Weeping, dwarf, towering, or cascading, conifers are an underappreciated tree that Pat Hayward, conifer guru and Executive Director of Plant Select, is on a mission to correct.  Join her for a six-hour workshop devoted to identifying and exploring these evergreens on Saturday, April 20, at the Denver Botanic Gardens.

“We have so many Colorado Blue Spruce (Picea punjans) and Austrian Pines (Pinus nigra) everywhere.  They’re fabulous, beautiful, but so overplanted we’re doing ourselves a disservice by limiting our landscapes to a few good conifers,” says Hayward.  “Conifers are a necessity for diversity, and they can be really fun; they’re never boring.”
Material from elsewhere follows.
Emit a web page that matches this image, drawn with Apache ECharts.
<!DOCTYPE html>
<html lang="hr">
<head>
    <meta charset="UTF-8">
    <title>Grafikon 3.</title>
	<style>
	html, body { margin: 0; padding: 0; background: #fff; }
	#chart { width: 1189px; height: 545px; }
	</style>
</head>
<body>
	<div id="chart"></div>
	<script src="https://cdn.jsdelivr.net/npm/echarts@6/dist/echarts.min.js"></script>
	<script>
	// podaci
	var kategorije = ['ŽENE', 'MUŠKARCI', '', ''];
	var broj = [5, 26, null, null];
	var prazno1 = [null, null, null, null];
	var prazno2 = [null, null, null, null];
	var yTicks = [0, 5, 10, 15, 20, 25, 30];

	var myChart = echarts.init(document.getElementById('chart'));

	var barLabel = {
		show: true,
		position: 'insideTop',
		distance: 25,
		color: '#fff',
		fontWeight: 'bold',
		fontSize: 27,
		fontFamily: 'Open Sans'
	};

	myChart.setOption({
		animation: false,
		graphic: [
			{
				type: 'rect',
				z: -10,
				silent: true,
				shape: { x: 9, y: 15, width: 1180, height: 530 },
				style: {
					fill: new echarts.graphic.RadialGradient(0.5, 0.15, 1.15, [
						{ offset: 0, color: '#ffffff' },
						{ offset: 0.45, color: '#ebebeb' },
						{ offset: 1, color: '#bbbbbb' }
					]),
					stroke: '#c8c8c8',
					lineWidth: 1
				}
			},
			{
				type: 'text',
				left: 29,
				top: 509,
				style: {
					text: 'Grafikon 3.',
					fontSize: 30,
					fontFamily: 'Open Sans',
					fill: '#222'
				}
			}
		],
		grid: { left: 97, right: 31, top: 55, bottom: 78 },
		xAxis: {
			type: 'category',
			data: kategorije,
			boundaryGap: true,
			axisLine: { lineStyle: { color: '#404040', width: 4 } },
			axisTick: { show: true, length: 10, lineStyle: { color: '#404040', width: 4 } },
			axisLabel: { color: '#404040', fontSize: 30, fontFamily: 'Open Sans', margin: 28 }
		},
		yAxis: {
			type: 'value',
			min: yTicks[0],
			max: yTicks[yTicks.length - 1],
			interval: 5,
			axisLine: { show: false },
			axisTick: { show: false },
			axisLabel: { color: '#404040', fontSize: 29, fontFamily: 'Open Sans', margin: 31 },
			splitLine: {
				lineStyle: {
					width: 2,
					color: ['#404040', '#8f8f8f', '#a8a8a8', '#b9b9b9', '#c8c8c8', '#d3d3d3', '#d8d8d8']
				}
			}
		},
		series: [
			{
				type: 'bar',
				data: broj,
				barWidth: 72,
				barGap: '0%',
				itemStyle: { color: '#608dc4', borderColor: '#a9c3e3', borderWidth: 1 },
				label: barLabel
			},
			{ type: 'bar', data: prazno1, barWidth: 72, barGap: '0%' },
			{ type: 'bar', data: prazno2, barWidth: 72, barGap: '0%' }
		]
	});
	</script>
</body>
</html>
The self-proclaimed perennial person was introduced to the diversity of the prickly trees 20 years ago when her husband, Joel, interviewed for a well-known nursery in Oregon.  Tagging along for the interview, Hayward impressed the company with her horticultural knowledge and both she and her husband were hired.  Surrounded by conifers in a state that produces a large share of them for the nursery industry, Hayward fell in love with them.

“Actually, it’s more lust than love,” Hayward said, laughing about her insatiable desire to bring each new variety home.  Since returning to Colorado, they’ve planted hundreds of conifers on their 4-acre property west of Fort Collins.  “I’ve killed half of them, too, but I know why.  I share the mistakes with the class, so that I can serve as an example of what not to do.”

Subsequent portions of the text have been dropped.